▸ GOAL: Lines containing the string "this" are to be counted; report the total by itself.

-- DATA ROWS start --

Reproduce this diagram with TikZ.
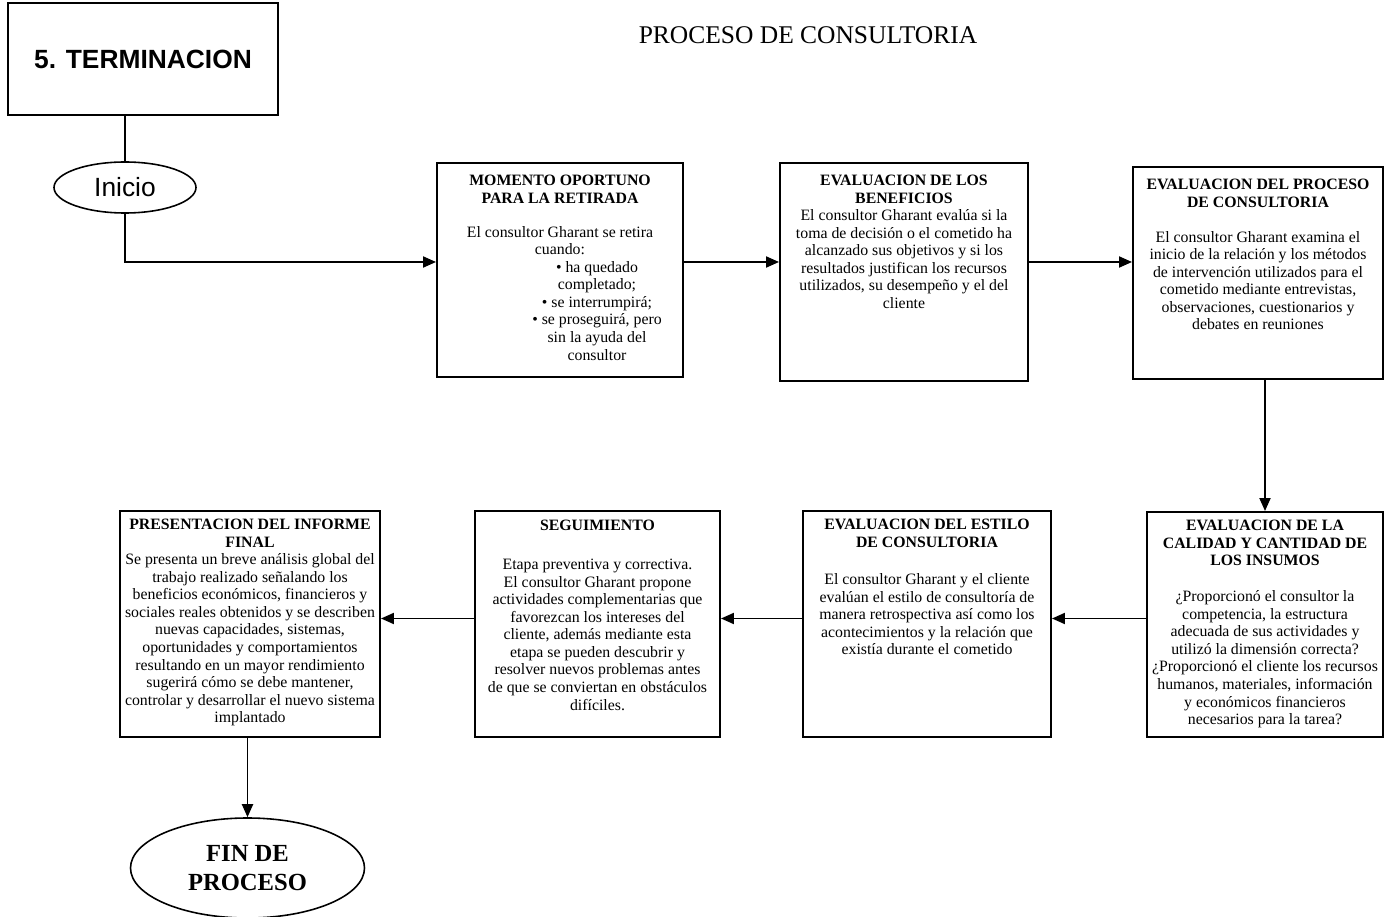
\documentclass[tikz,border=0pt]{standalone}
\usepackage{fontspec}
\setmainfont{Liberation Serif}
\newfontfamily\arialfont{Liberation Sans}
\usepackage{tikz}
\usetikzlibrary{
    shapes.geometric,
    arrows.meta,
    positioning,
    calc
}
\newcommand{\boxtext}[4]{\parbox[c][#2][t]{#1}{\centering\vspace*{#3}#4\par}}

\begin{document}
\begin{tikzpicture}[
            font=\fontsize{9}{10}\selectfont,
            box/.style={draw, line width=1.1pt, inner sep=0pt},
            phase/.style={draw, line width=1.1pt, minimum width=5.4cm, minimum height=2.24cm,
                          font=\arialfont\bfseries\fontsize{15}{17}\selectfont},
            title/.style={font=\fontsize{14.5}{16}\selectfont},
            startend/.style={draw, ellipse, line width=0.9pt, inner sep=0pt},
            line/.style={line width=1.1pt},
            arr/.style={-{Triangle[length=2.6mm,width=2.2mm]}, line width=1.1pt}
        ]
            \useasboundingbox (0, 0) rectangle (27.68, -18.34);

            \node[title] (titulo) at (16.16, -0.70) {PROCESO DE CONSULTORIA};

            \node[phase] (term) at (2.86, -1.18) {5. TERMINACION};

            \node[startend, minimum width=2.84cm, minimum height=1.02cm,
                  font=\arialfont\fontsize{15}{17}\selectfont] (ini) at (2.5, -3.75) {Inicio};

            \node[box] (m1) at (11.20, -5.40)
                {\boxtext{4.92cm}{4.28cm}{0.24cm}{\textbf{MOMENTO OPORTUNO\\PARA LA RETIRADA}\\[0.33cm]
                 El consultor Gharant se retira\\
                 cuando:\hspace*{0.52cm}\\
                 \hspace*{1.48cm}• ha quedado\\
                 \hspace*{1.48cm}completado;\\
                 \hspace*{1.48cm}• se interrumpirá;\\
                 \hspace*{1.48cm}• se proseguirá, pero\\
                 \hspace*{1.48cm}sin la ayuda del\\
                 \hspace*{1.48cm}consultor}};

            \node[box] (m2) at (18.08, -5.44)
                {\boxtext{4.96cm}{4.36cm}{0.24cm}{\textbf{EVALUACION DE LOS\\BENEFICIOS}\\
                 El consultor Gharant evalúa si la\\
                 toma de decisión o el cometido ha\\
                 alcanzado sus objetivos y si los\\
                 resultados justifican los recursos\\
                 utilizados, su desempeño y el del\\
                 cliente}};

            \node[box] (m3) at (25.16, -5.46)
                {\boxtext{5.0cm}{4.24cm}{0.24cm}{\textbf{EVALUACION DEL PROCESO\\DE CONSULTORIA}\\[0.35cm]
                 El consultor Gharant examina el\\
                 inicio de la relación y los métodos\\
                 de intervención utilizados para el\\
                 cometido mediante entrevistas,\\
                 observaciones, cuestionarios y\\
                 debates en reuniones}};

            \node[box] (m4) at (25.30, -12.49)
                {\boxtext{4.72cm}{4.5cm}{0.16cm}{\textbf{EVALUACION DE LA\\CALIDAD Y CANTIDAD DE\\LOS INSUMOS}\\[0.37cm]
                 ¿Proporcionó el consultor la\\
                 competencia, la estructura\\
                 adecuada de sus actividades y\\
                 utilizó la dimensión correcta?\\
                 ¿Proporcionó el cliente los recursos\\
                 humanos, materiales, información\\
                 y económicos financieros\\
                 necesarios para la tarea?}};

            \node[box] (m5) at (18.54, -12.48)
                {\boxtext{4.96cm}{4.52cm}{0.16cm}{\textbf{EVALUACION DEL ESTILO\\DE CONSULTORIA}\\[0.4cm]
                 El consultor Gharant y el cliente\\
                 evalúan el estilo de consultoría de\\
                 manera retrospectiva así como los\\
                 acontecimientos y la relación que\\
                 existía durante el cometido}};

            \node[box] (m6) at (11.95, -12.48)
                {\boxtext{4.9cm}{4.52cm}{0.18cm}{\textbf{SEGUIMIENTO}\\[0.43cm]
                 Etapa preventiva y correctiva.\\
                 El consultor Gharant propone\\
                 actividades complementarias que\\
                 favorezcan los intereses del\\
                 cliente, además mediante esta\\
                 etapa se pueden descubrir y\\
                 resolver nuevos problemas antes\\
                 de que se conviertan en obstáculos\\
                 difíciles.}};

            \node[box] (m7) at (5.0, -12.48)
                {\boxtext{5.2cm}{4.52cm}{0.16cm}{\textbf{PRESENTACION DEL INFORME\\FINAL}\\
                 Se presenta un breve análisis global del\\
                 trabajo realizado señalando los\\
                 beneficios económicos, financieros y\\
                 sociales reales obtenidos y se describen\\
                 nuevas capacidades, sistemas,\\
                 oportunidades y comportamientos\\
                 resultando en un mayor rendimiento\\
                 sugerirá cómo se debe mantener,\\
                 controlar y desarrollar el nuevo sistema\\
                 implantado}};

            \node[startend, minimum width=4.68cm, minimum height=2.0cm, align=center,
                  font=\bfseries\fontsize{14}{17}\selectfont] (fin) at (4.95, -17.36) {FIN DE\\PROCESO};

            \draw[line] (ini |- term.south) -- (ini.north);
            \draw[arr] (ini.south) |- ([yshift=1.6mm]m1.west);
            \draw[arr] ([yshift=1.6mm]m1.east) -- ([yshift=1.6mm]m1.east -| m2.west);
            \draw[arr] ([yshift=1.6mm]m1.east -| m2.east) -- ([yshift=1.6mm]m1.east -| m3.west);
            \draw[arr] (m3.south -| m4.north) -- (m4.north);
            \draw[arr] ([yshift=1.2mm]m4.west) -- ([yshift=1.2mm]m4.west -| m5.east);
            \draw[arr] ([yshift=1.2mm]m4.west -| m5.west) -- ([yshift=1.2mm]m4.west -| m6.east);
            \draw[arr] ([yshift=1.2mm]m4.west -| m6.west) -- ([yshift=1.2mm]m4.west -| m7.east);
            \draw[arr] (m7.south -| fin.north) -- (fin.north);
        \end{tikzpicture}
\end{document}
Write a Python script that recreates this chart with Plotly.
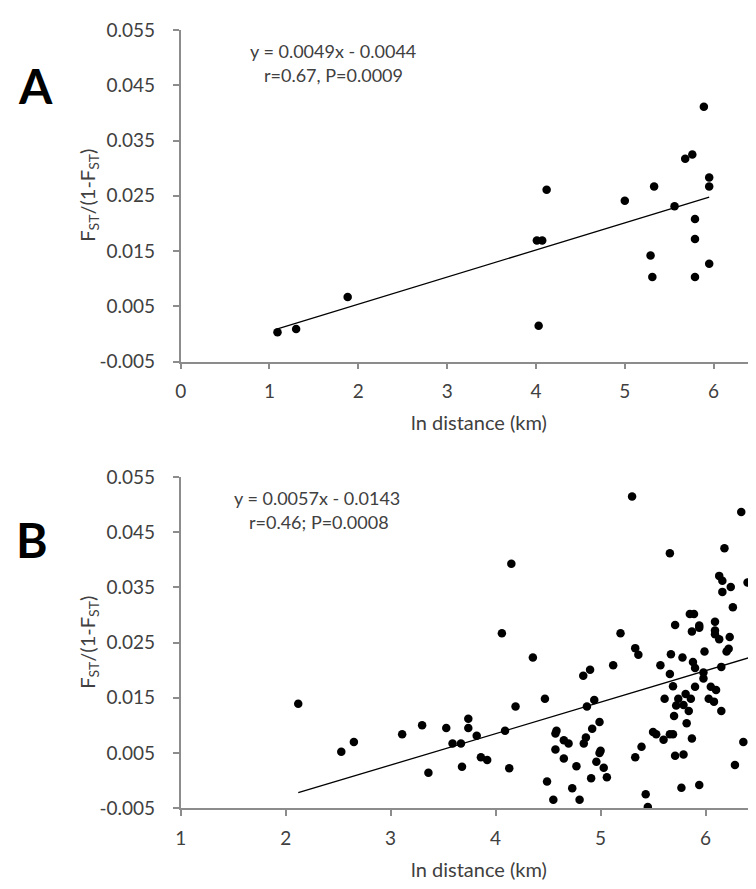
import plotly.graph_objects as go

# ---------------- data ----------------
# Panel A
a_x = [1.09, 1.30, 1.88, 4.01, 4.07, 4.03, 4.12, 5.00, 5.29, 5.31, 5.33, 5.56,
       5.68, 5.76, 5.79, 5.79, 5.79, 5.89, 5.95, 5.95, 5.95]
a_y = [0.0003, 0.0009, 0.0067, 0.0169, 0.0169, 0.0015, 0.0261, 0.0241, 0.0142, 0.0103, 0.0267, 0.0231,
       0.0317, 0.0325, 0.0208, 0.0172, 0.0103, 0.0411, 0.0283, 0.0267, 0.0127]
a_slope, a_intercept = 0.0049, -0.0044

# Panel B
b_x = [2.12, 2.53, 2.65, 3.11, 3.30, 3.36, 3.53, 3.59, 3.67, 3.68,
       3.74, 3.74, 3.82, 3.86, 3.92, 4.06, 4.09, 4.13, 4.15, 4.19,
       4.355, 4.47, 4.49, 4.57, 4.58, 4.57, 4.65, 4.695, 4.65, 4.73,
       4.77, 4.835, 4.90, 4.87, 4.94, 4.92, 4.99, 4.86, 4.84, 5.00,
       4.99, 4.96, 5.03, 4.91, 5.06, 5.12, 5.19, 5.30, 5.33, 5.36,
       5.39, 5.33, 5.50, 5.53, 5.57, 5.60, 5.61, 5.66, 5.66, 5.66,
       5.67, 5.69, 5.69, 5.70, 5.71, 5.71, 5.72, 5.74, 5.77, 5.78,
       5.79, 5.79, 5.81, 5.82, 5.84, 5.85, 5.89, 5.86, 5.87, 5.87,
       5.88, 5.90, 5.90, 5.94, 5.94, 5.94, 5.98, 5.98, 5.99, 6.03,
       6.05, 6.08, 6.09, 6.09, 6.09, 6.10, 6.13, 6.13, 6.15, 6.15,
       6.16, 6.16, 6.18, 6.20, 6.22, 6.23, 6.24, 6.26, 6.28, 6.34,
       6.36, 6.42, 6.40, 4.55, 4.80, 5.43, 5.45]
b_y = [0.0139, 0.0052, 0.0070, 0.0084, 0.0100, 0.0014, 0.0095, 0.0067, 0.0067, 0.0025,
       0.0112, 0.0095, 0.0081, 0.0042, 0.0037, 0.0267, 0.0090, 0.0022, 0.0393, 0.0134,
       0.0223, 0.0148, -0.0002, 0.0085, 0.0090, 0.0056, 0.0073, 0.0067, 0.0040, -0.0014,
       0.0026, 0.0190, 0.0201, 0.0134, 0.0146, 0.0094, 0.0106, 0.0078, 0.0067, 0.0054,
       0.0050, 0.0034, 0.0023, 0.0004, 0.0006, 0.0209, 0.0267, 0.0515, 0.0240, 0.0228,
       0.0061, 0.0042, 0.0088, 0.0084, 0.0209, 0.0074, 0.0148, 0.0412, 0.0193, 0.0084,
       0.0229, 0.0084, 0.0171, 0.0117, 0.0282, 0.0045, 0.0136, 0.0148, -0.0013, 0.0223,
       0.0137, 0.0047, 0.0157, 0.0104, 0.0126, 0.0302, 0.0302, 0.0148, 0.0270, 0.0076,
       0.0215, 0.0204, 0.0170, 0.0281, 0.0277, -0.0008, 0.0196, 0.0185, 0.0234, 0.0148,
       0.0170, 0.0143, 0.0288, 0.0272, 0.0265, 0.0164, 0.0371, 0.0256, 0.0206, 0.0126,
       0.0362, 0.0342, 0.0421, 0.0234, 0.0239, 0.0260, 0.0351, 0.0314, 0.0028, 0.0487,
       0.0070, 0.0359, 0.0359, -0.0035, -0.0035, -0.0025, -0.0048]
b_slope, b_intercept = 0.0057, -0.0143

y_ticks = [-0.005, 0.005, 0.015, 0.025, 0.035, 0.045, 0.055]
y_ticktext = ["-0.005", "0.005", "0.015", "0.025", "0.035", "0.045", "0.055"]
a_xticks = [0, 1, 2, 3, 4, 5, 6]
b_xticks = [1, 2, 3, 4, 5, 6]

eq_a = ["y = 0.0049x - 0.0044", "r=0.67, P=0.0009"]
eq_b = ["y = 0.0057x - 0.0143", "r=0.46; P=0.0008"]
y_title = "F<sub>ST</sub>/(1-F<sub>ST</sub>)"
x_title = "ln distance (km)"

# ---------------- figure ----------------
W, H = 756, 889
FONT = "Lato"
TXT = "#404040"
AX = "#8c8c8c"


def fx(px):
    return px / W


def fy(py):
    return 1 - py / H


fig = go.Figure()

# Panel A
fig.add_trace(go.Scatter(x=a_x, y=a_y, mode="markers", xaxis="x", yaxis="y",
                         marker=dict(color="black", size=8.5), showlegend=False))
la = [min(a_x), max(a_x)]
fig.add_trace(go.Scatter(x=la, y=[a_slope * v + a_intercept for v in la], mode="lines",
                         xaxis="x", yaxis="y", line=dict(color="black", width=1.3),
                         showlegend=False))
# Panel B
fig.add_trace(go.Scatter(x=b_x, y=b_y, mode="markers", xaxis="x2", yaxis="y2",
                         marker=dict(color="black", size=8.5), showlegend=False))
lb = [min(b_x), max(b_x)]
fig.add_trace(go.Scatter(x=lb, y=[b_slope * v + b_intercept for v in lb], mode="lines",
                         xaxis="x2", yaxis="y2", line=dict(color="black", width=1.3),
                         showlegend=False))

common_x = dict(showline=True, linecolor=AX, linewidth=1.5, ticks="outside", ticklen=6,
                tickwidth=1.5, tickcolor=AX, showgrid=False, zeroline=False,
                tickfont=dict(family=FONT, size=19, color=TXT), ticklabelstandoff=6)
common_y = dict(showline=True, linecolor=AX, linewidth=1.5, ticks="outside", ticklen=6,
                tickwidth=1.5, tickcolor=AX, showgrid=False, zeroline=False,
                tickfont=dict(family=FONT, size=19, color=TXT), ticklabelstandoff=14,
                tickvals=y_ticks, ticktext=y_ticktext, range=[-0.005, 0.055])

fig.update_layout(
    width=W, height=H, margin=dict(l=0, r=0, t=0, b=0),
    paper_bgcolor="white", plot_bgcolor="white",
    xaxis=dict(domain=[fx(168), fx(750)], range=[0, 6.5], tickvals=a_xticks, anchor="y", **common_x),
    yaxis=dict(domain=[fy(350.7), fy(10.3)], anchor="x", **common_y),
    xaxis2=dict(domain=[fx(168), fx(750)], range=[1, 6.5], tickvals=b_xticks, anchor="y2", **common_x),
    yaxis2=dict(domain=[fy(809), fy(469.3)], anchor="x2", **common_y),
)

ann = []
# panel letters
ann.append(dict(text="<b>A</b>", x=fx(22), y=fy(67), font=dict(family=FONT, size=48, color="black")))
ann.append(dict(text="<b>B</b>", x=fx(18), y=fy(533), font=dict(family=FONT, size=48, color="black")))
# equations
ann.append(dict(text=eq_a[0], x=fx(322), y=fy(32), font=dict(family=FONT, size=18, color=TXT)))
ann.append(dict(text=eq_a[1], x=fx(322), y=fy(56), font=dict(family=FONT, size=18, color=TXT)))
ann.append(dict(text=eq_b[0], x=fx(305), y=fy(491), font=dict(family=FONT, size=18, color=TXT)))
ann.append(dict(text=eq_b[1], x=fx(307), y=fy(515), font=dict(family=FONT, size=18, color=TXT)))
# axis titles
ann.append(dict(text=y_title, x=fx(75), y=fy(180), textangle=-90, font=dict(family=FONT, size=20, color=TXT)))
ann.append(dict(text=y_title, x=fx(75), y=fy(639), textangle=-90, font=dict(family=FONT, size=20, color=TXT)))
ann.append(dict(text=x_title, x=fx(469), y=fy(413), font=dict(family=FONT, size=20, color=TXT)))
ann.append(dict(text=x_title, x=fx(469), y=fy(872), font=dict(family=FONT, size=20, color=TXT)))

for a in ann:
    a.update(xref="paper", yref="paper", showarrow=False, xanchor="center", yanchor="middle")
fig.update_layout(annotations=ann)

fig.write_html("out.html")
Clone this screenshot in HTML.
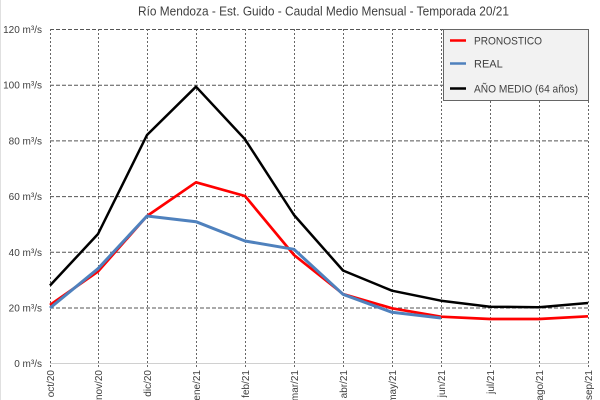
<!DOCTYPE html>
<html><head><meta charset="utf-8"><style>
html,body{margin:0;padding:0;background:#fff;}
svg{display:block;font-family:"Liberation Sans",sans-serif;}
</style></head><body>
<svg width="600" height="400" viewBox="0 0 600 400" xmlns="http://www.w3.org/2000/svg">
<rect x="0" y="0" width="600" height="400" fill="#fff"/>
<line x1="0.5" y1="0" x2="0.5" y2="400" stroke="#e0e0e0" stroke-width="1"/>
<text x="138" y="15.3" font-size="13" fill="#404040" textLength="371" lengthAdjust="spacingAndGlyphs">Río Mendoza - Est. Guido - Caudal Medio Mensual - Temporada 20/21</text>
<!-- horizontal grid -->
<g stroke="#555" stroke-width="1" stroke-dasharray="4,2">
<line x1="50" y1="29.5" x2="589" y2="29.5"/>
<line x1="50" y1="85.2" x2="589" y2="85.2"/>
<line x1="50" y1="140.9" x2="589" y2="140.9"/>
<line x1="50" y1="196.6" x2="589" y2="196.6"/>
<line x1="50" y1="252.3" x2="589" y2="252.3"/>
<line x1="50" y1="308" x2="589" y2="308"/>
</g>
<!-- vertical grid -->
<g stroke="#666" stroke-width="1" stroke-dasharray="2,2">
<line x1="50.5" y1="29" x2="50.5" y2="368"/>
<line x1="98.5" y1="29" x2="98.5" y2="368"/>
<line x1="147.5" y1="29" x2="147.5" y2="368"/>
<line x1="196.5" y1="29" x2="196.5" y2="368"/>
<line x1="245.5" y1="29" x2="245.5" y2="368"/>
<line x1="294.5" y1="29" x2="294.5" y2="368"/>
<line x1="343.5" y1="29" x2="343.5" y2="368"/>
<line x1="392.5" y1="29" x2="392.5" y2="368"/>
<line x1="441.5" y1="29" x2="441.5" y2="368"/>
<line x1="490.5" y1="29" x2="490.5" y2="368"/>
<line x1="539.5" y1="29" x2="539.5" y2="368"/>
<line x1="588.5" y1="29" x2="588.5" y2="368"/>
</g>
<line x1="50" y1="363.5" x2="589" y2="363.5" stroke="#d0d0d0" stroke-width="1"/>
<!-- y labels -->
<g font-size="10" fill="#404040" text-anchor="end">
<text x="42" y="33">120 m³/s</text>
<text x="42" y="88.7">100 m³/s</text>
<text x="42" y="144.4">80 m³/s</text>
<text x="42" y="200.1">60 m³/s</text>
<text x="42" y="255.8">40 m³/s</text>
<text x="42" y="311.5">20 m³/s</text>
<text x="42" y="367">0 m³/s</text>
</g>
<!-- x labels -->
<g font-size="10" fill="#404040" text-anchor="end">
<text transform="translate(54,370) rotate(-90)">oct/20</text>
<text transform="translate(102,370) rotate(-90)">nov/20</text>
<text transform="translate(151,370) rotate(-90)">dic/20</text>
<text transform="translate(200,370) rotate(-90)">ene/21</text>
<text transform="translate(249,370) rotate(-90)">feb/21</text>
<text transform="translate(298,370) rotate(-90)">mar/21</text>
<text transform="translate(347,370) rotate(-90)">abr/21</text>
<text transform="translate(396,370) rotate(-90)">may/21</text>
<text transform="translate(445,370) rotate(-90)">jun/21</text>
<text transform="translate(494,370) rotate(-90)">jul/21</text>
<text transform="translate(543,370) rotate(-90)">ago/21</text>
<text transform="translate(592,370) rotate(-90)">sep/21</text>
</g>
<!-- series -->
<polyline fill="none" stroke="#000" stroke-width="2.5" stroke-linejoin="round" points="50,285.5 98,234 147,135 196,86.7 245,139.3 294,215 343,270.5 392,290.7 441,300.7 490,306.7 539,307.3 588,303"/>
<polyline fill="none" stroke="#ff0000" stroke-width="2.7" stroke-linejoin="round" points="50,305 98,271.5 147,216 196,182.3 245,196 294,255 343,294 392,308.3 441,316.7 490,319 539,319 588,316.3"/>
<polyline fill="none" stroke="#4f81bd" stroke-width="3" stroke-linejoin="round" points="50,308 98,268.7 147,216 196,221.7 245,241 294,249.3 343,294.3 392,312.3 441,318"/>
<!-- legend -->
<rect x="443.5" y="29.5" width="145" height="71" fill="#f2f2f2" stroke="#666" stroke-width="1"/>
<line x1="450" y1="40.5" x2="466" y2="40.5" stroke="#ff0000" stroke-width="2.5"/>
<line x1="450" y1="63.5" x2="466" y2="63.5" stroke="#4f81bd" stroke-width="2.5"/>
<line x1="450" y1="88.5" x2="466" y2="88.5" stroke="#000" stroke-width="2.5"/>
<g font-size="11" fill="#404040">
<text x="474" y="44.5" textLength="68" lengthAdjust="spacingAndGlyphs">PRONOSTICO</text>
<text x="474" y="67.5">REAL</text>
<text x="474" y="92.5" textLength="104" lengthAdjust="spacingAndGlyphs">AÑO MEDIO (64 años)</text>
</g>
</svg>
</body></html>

-- DATA ROWS end --

▸ SOLUTION TO THE PROBLEM: 3